Por fim, em “Novo Angelus Novus”, Rafael retoma a pintura de Klee e a interpretação de Benjamin, mais uma vez o anjo da história diante do progresso humano que tudo devasta, num mundo sem deus, ou com um deus que nada faz para impedir a barbárie (como se fosse necessário mesmo que a humanidade se destrua para que em deus se redima). Esse deus que surge, rompendo suas próprias leis, é o avesso do deus cristão, uma vez que difere da imagem e semelhança (tanto nas ações quanto na anatomia). Proferindo a todos a passagem de Fausto que diz que o sangue é a melhor das tintas – e na lógica judaica sangue é vida –, logo se assina com deus um acordo com a própria vida. Retoma-se a figura dos trilhos (símbolo da maldade humana no holocausto) e em seguida a ida desse deus em direção à luz, deixando pra trás a humanidade, parece inaugurar um mundo de ausência em que somos nós mesmos responsáveis pelas atrocidades que ocorrem.
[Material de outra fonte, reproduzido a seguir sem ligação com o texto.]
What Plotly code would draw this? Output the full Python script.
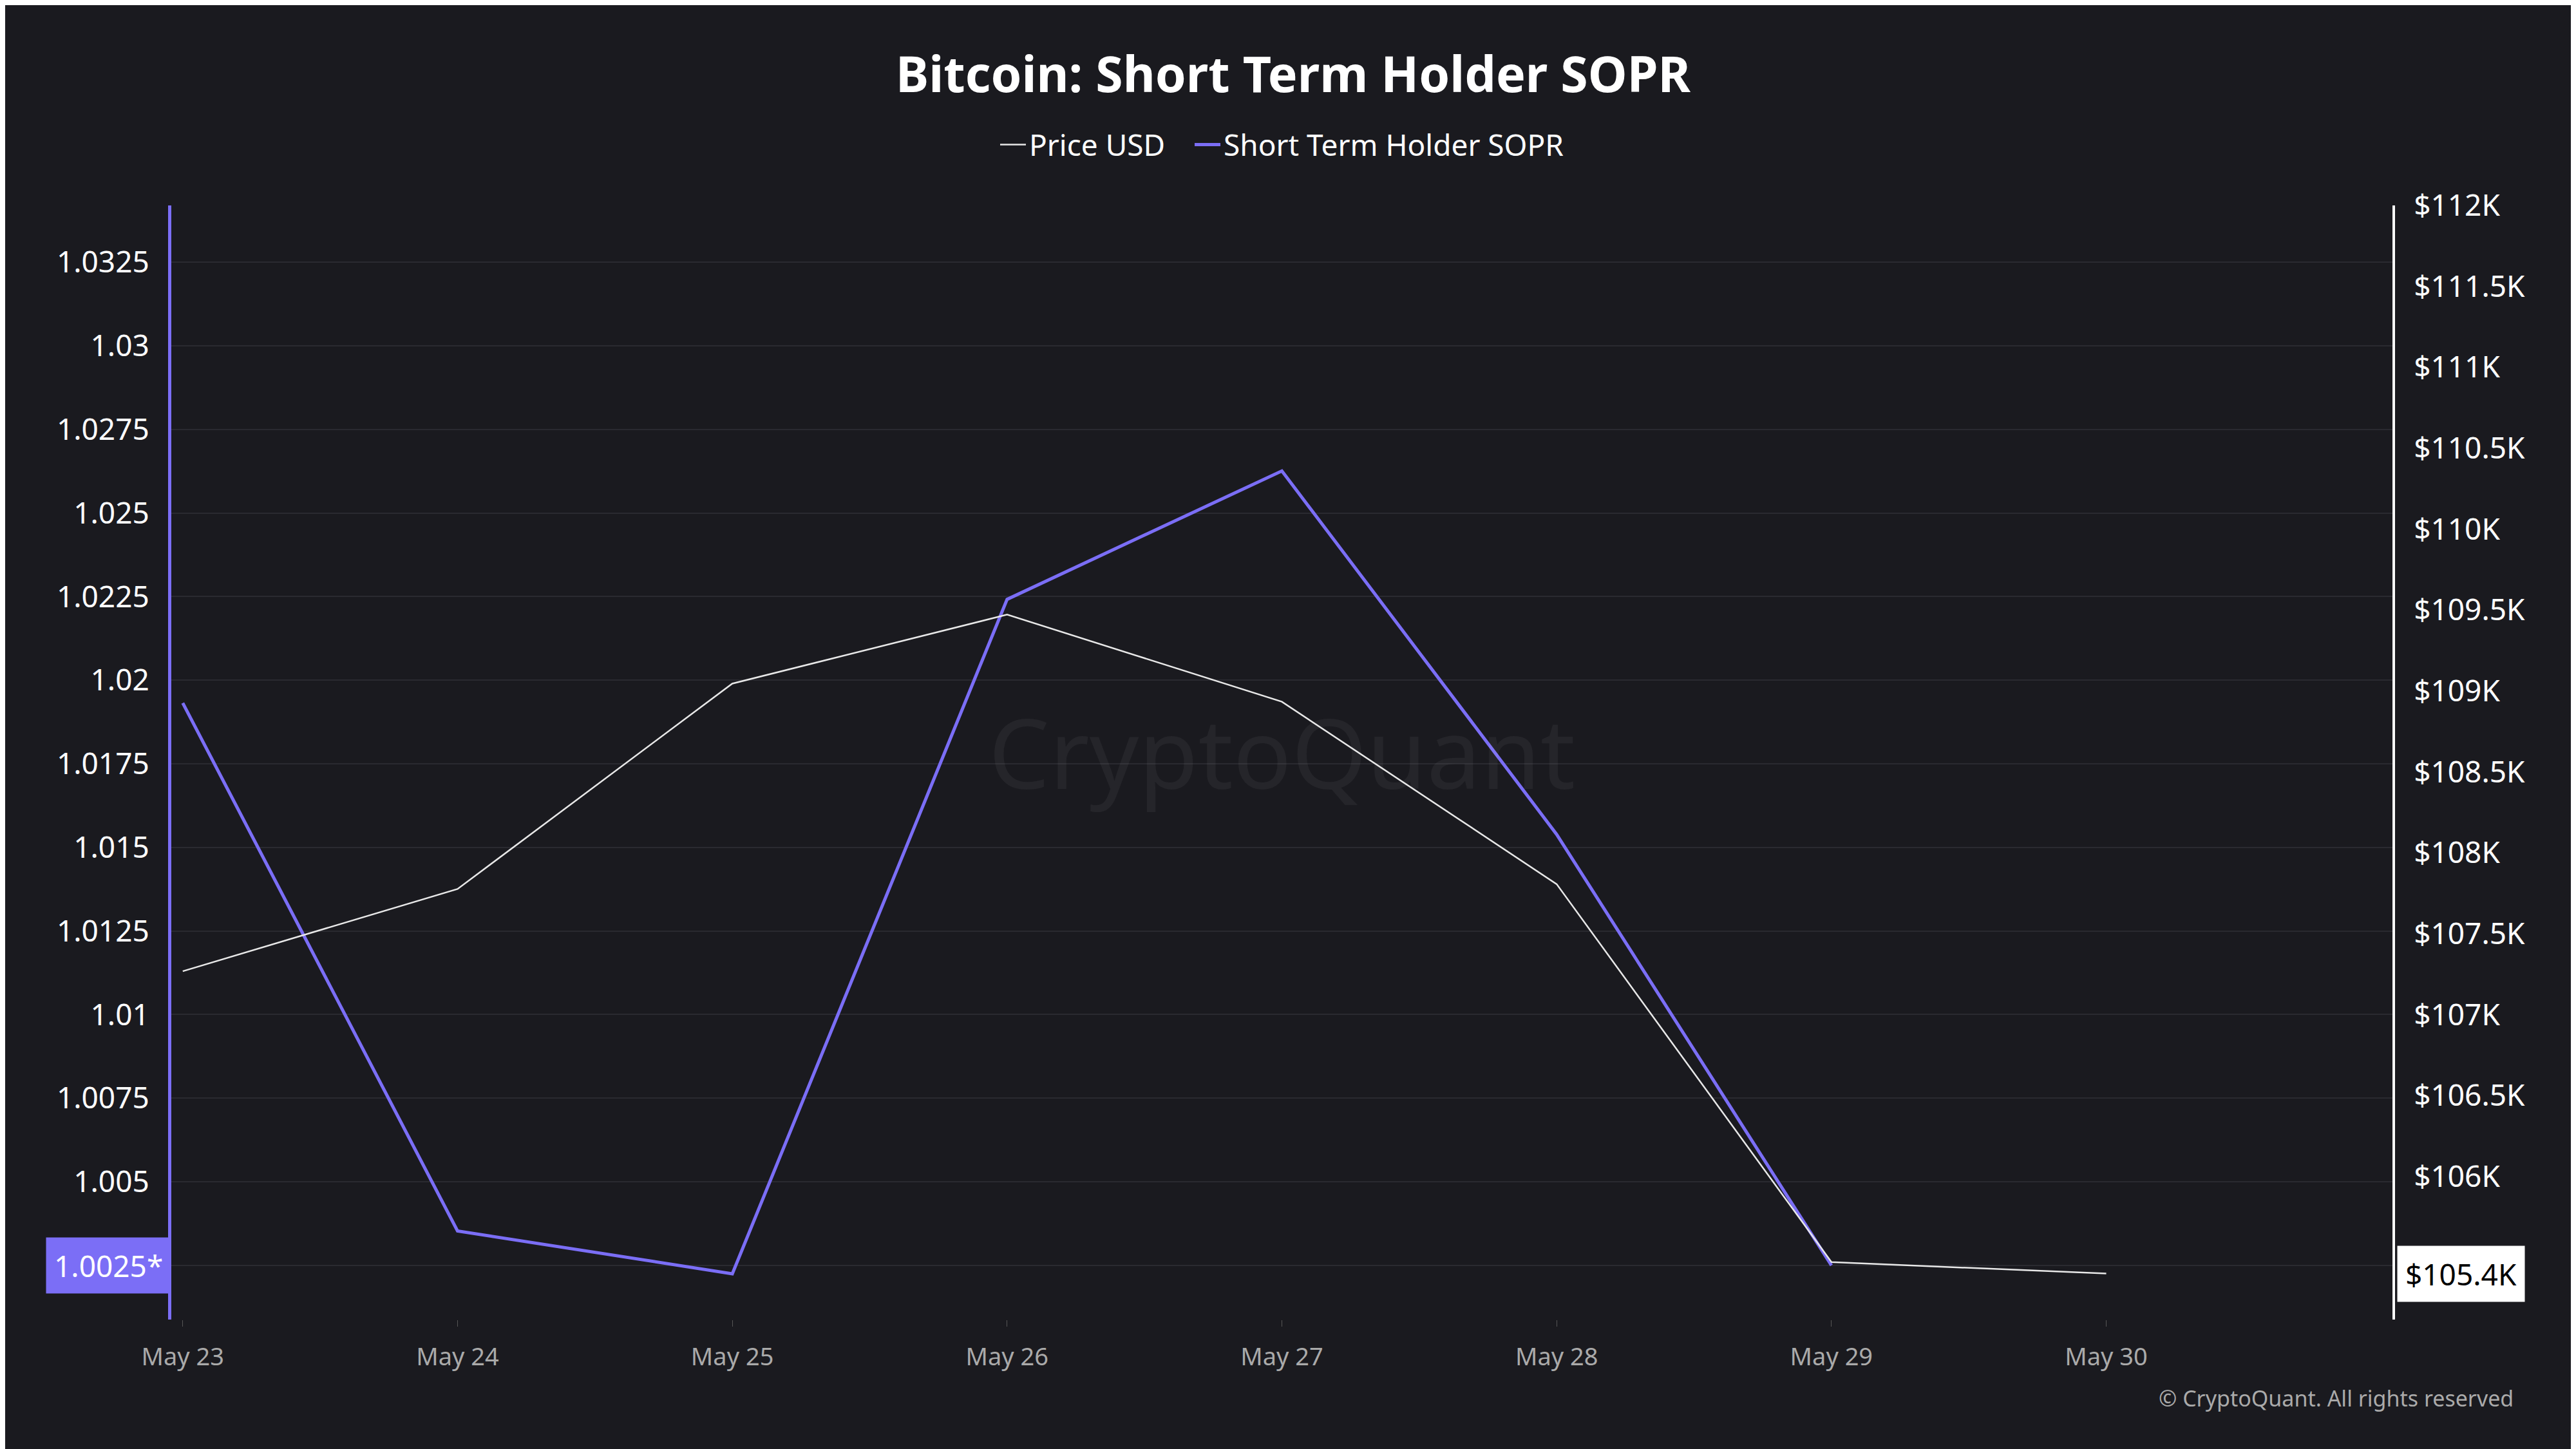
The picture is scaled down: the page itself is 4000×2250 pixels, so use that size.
import plotly.graph_objects as go

dates = ["2025-05-23","2025-05-24","2025-05-25","2025-05-26","2025-05-27","2025-05-28","2025-05-29","2025-05-30"]
sopr = [1.01932, 1.00353, 1.00225, 1.02242, 1.02626, 1.01539, 1.0025]
price = [107269, 107777, 109046, 109472, 108934, 107807, 105472, 105401]
left_ticks = [1.0025 + 0.0025*i for i in range(13)]
right_ticks = [106000 + 500*i for i in range(13)]

BG = "#1a1a1f"
PURPLE = "#7b6ef6"

fig = go.Figure()
fig.add_trace(go.Scatter(x=dates, y=price, name="Price USD   ", yaxis="y2",
                         line=dict(color="#e8e8e8", width=2.5), mode="lines"))
fig.add_trace(go.Scatter(x=dates[:len(sopr)], y=sopr, name="Short Term Holder SOPR",
                         line=dict(color=PURPLE, width=5), mode="lines"))

def fmt(v):
    s = f"{v/1000:.1f}".rstrip("0").rstrip(".")
    return f"${s}K"

left_text = [f"{v:.4f}".rstrip("0").rstrip(".") for v in left_ticks]
left_text[0] = ""

fig.update_layout(
    width=4000, height=2250, paper_bgcolor=BG, plot_bgcolor=BG,
    margin=dict(l=258, r=293, t=311, b=209),
    title=dict(text="<b>Bitcoin: Short Term Holder SOPR</b>", x=0.5, y=0.964, yanchor="top",
               font=dict(family="Noto Sans", size=77, color="white")),
    legend=dict(orientation="h", x=0.5, xanchor="center", y=0.92, yref="container", yanchor="top",
                font=dict(family="Noto Sans", size=46, color="white"), bgcolor="rgba(0,0,0,0)",
                traceorder="normal", itemwidth=40),
    font=dict(family="Noto Sans", color="white"),
    xaxis=dict(type="date", range=["2025-05-22 23:00", "2025-05-31 01:00"],
               tickvals=dates, tickformat="%b %d", showgrid=False,
               tickfont=dict(size=38, color="#aaaaaa"), ticks="outside", ticklen=10,
               tickcolor="#555", zeroline=False, showline=False, ticklabelstandoff=14),
    yaxis=dict(range=[1.00088, 1.0342], tickvals=left_ticks, ticktext=left_text,
               showgrid=True, gridcolor="#2a2a30", gridwidth=2, zeroline=False,
               showline=True, linecolor=PURPLE, linewidth=5,
               tickfont=dict(size=46, color="white"), ticklabelstandoff=20),
    yaxis2=dict(range=[105117, 112000], overlaying="y", side="right",
                tickvals=right_ticks, ticktext=[fmt(v) for v in right_ticks],
                showgrid=False, zeroline=False, showline=True, linecolor="white", linewidth=4,
                tickfont=dict(size=46, color="white"), ticklabelstandoff=20),
)

fig.add_annotation(text="1.0025*", xref="paper", yref="y", x=0, y=sopr[-1], xanchor="right",
                   showarrow=False, bgcolor=PURPLE, font=dict(size=46, color="white"),
                   borderpad=12)
fig.add_annotation(text="$105.4K", xref="paper", yref="y2", x=1.002, y=price[-1], xanchor="left",
                   showarrow=False, bgcolor="white", font=dict(size=46, color="black"),
                   borderpad=12)
fig.add_annotation(text="CryptoQuant", xref="paper", yref="paper", x=0.5, y=0.51,
                   showarrow=False, font=dict(size=150, color="rgba(255,255,255,0.05)"))
fig.add_annotation(text="© CryptoQuant. All rights reserved", xref="paper", yref="paper",
                   x=1.055, y=-0.085, xanchor="right", showarrow=False,
                   font=dict(size=34, color="#aaaaaa"))

fig.write_html("out.html")
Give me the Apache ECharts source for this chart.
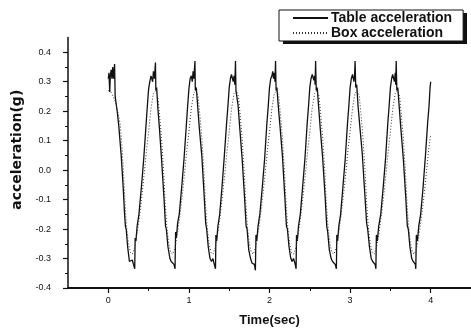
<!DOCTYPE html>
<html>
<head>
<meta charset="utf-8">
<script src="https://cdn.jsdelivr.net/npm/echarts@6/dist/echarts.min.js"></script>
<style>
  html, body { margin: 0; padding: 0; background: #fff; }
  #grafico { width: 471px; height: 332px; }
</style>
</head>
<body>
<div id="grafico"></div>
<script>
// Dados
const xLabels = [0, 1, 2, 3, 4];
const xMinorTicks = [0.5, 1.5, 2.5, 3.5];
const yLabels = [-0.4, -0.3, -0.2, -0.1, 0.0, 0.1, 0.2, 0.3, 0.4];
const yMinorTicks = [-0.35, -0.25, -0.15, -0.05, 0.05, 0.15, 0.25, 0.35];

// Table acceleration [tempo, g]
const tableAcc = [
  [0.000,0.31],[0.008,0.33],[0.018,0.265],[0.025,0.32],[0.035,0.34],[0.045,0.31],[0.055,0.35],[0.065,0.31],[0.078,0.36],[0.085,0.25],[0.095,0.23],[0.110,0.20],[0.130,0.15],[0.160,0.05],[0.185,-0.06],[0.200,-0.14],[0.212,-0.19],[0.222,-0.20],[0.240,-0.26],[0.262,-0.31],[0.280,-0.31],[0.298,-0.305],[0.312,-0.32],[0.328,-0.335],[0.333,-0.23],[0.343,-0.24],[0.358,-0.19],[0.380,-0.15],[0.410,-0.06],[0.440,0.04],[0.465,0.14],[0.480,0.20],
  [0.500,0.275],[0.515,0.30],[0.530,0.32],[0.542,0.325],[0.550,0.30],[0.560,0.335],[0.572,0.31],[0.585,0.365],[0.590,0.27],[0.600,0.28],[0.615,0.21],[0.635,0.14],[0.660,0.04],[0.690,-0.09],[0.710,-0.19],[0.720,-0.20],[0.740,-0.26],[0.765,-0.30],[0.780,-0.31],[0.800,-0.305],[0.815,-0.32],[0.828,-0.335],[0.835,-0.21],[0.845,-0.23],[0.860,-0.18],[0.880,-0.15],[0.910,-0.06],[0.940,0.04],[0.970,0.16],[0.985,0.22],
  [1.000,0.275],[1.015,0.31],[1.030,0.32],[1.042,0.30],[1.052,0.335],[1.062,0.31],[1.075,0.37],[1.080,0.27],[1.092,0.28],[1.108,0.22],[1.130,0.14],[1.160,0.05],[1.188,-0.08],[1.208,-0.18],[1.220,-0.20],[1.240,-0.26],[1.262,-0.30],[1.280,-0.31],[1.298,-0.30],[1.315,-0.32],[1.330,-0.335],[1.335,-0.22],[1.345,-0.24],[1.360,-0.19],[1.382,-0.15],[1.410,-0.06],[1.440,0.05],[1.468,0.16],[1.485,0.22],
  [1.500,0.28],[1.515,0.31],[1.528,0.325],[1.540,0.33],[1.550,0.30],[1.560,0.32],[1.570,0.29],[1.578,0.37],[1.584,0.27],[1.595,0.27],[1.610,0.22],[1.632,0.14],[1.660,0.04],[1.690,-0.09],[1.710,-0.19],[1.722,-0.20],[1.742,-0.27],[1.765,-0.30],[1.782,-0.315],[1.800,-0.31],[1.812,-0.32],[1.825,-0.34],[1.832,-0.22],[1.842,-0.24],[1.858,-0.19],[1.880,-0.15],[1.910,-0.06],[1.940,0.04],[1.968,0.16],[1.985,0.22],
  [2.000,0.28],[2.015,0.31],[2.030,0.32],[2.040,0.335],[2.050,0.31],[2.060,0.33],[2.068,0.30],[2.075,0.37],[2.082,0.27],[2.092,0.28],[2.108,0.22],[2.130,0.15],[2.160,0.05],[2.190,-0.09],[2.210,-0.19],[2.222,-0.20],[2.242,-0.26],[2.265,-0.30],[2.280,-0.31],[2.298,-0.30],[2.315,-0.315],[2.330,-0.335],[2.335,-0.22],[2.345,-0.24],[2.360,-0.19],[2.382,-0.15],[2.410,-0.06],[2.440,0.04],[2.468,0.16],[2.485,0.22],
  [2.500,0.28],[2.515,0.31],[2.530,0.325],[2.540,0.33],[2.550,0.305],[2.560,0.32],[2.566,0.29],[2.572,0.37],[2.580,0.27],[2.592,0.28],[2.608,0.22],[2.630,0.14],[2.660,0.04],[2.690,-0.09],[2.710,-0.19],[2.722,-0.21],[2.742,-0.27],[2.765,-0.30],[2.782,-0.31],[2.800,-0.305],[2.815,-0.32],[2.830,-0.335],[2.835,-0.22],[2.845,-0.24],[2.860,-0.19],[2.882,-0.15],[2.910,-0.06],[2.940,0.04],[2.968,0.16],[2.985,0.22],
  [3.000,0.28],[3.015,0.31],[3.030,0.325],[3.040,0.33],[3.048,0.30],[3.055,0.32],[3.062,0.37],[3.070,0.28],[3.082,0.29],[3.098,0.22],[3.120,0.15],[3.150,0.06],[3.180,-0.07],[3.205,-0.18],[3.218,-0.20],[3.240,-0.26],[3.262,-0.30],[3.280,-0.31],[3.298,-0.305],[3.310,-0.32],[3.320,-0.335],[3.326,-0.22],[3.338,-0.24],[3.355,-0.19],[3.380,-0.15],[3.410,-0.06],[3.440,0.04],[3.468,0.16],[3.485,0.22],
  [3.500,0.28],[3.515,0.31],[3.528,0.325],[3.540,0.33],[3.550,0.30],[3.560,0.33],[3.566,0.29],[3.572,0.37],[3.580,0.27],[3.592,0.28],[3.608,0.22],[3.630,0.14],[3.660,0.04],[3.690,-0.09],[3.710,-0.19],[3.722,-0.20],[3.742,-0.26],[3.765,-0.30],[3.782,-0.31],[3.800,-0.305],[3.810,-0.32],[3.815,-0.335],[3.822,-0.22],[3.835,-0.24],[3.852,-0.19],[3.875,-0.15],[3.905,-0.06],[3.935,0.05],[3.962,0.16],[3.980,0.22],[3.992,0.28],[4.000,0.30]
];

// Box acceleration [tempo, g]
const boxAcc = [
  [0.000,0.27],[0.030,0.265],[0.060,0.25],[0.090,0.23],[0.120,0.195],[0.145,0.16],[0.165,0.10],[0.185,0.01],[0.205,-0.10],[0.225,-0.19],[0.250,-0.25],[0.275,-0.28],[0.300,-0.285],[0.330,-0.26],[0.360,-0.21],[0.390,-0.15],[0.420,-0.08],[0.450,0.00],[0.475,0.07],
  [0.500,0.13],[0.530,0.21],[0.560,0.26],[0.590,0.27],[0.615,0.25],[0.635,0.19],[0.660,0.11],[0.685,0.00],[0.705,-0.11],[0.725,-0.19],[0.750,-0.25],[0.775,-0.28],[0.800,-0.285],[0.830,-0.26],[0.860,-0.21],[0.890,-0.15],[0.920,-0.08],[0.950,0.00],[0.975,0.07],
  [1.000,0.13],[1.030,0.21],[1.060,0.26],[1.090,0.27],[1.115,0.25],[1.135,0.19],[1.160,0.11],[1.185,0.00],[1.205,-0.11],[1.225,-0.19],[1.250,-0.25],[1.275,-0.28],[1.300,-0.285],[1.330,-0.26],[1.360,-0.21],[1.390,-0.15],[1.420,-0.08],[1.450,0.00],[1.475,0.07],
  [1.500,0.13],[1.530,0.21],[1.560,0.26],[1.590,0.27],[1.615,0.25],[1.635,0.19],[1.660,0.11],[1.685,0.00],[1.705,-0.11],[1.725,-0.19],[1.750,-0.25],[1.775,-0.28],[1.800,-0.285],[1.830,-0.26],[1.860,-0.21],[1.890,-0.15],[1.920,-0.08],[1.950,0.00],[1.975,0.07],
  [2.000,0.13],[2.030,0.21],[2.060,0.26],[2.090,0.27],[2.115,0.25],[2.135,0.19],[2.160,0.11],[2.185,0.00],[2.205,-0.11],[2.225,-0.19],[2.250,-0.25],[2.275,-0.28],[2.300,-0.285],[2.330,-0.26],[2.360,-0.21],[2.390,-0.15],[2.420,-0.08],[2.450,0.00],[2.475,0.07],
  [2.500,0.13],[2.530,0.21],[2.560,0.26],[2.590,0.27],[2.615,0.25],[2.635,0.19],[2.660,0.11],[2.685,0.00],[2.705,-0.11],[2.725,-0.19],[2.750,-0.25],[2.775,-0.28],[2.800,-0.285],[2.830,-0.26],[2.860,-0.21],[2.890,-0.15],[2.920,-0.08],[2.950,0.00],[2.975,0.07],
  [3.000,0.13],[3.030,0.21],[3.060,0.26],[3.090,0.27],[3.115,0.25],[3.135,0.19],[3.160,0.11],[3.185,0.00],[3.205,-0.11],[3.225,-0.19],[3.250,-0.25],[3.275,-0.28],[3.300,-0.285],[3.330,-0.26],[3.360,-0.21],[3.390,-0.15],[3.420,-0.08],[3.450,0.00],[3.475,0.07],
  [3.500,0.13],[3.530,0.21],[3.560,0.26],[3.590,0.27],[3.615,0.25],[3.635,0.19],[3.660,0.11],[3.685,0.00],[3.705,-0.11],[3.725,-0.19],[3.750,-0.25],[3.775,-0.28],[3.800,-0.285],[3.830,-0.26],[3.860,-0.21],[3.890,-0.15],[3.920,-0.08],[3.950,0.00],[3.975,0.07],[4.000,0.12]
];

var fonte = '"Liberation Sans", Arial, sans-serif';
var preto = '#111';

var chartDom = document.getElementById('grafico');
var myChart = echarts.init(chartDom);
var option = {
    animation: false,
    backgroundColor: '#fff',
    // sombra da caixa da legenda
    graphic: [
        {
            type: 'rect',
            z: 1,
            silent: true,
            shape: { x: 283, y: 13, width: 184, height: 31 },
            style: { fill: preto }
        }
    ],
    legend: {
        orient: 'vertical',
        left: 279,
        top: 10,
        z: 5,
        padding: [1, 11, 1, 13],
        itemWidth: 35,
        itemHeight: 12,
        itemGap: 1,
        backgroundColor: '#fff',
        borderColor: preto,
        borderWidth: 1,
        borderRadius: 0,
        itemStyle: { opacity: 0 },
        textStyle: { fontFamily: fonte, fontWeight: 'bold', fontSize: 14, color: preto, padding: [0, 0, 0, -2] },
        data: ['Table acceleration', 'Box acceleration']
    },
    grid: {
        left: 68,
        right: -10,
        top: 37.5,
        bottom: 39.5
    },
    xAxis: [
        {
            type: 'value',
            min: -0.5,
            max: 4.5,
            name: 'Time(sec)',
            nameLocation: 'middle',
            nameGap: 26,
            nameTextStyle: { fontFamily: fonte, fontWeight: 'bold', fontSize: 13, color: preto },
            axisLine: { onZero: false, lineStyle: { color: preto, width: 1.8 } },
            axisTick: { customValues: xLabels, length: 5, lineStyle: { color: preto, width: 1.2 } },
            axisLabel: { customValues: xLabels, margin: 8, fontFamily: fonte, fontSize: 9, color: preto },
            splitLine: { show: false }
        },
        {
            type: 'value',
            min: -0.5,
            max: 4.5,
            position: 'bottom',
            axisLine: { show: false, onZero: false },
            axisTick: { customValues: xMinorTicks, length: 3, lineStyle: { color: preto, width: 1 } },
            axisLabel: { show: false },
            splitLine: { show: false }
        }
    ],
    yAxis: [
        {
            type: 'value',
            min: -0.4,
            max: 0.45,
            name: 'acceleration(g)',
            nameLocation: 'middle',
            nameGap: 41,
            nameTextStyle: { fontFamily: '"DejaVu Sans", sans-serif', fontWeight: 'bold', fontSize: 14, color: preto, padding: [0, 0, 0, 26] },
            axisLine: { onZero: false, lineStyle: { color: preto, width: 1.5 } },
            axisTick: { customValues: yLabels, length: 5, lineStyle: { color: preto, width: 1.2 } },
            axisLabel: {
                customValues: yLabels,
                margin: 17,
                fontFamily: fonte,
                fontSize: 9,
                color: preto,
                formatter: function (v) { return v.toFixed(1); }
            },
            splitLine: { show: false }
        },
        {
            type: 'value',
            min: -0.4,
            max: 0.45,
            position: 'left',
            axisLine: { show: false, onZero: false },
            axisTick: { customValues: yMinorTicks, length: 3, lineStyle: { color: preto, width: 1 } },
            axisLabel: { show: false },
            splitLine: { show: false }
        }
    ],
    series: [
        {
            name: 'Table acceleration',
            type: 'line',
            xAxisIndex: 0,
            yAxisIndex: 0,
            showSymbol: false,
            symbol: 'none',
            color: preto,
            lineStyle: { color: preto, width: 1.3 },
            data: tableAcc
        },
        {
            name: 'Box acceleration',
            type: 'line',
            xAxisIndex: 0,
            yAxisIndex: 0,
            showSymbol: false,
            symbol: 'none',
            color: preto,
            lineStyle: { color: '#333', width: 1, type: [1, 2] },
            data: boxAcc
        }
    ]
};

option && myChart.setOption(option);
</script>
</body>
</html>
Assim, o livro de Tahan consegue, a partir da subversão da lógica religiosa do gênero base, criar uma antioração, uma obra que canta ao avesso: uma despromessa, um desmilagre, uma forma de rememorar que deus cessou de existir/agir e que o chamado progresso é sustentado por formas de opressão que se utilizam da figura de deus para justificar-se. Anticientífica, sim, mas só quando convém.
A partir da negação, este breviário ilumina mais do que as engessadas orações carregadas por séculos e que já não cabem mais neste mundo, a não ser que o mundo seja doutrinado para que o dogma continue fazendo sentido. Se mudar é opor, aqui a oposição se fez, pois muito bem se mudou.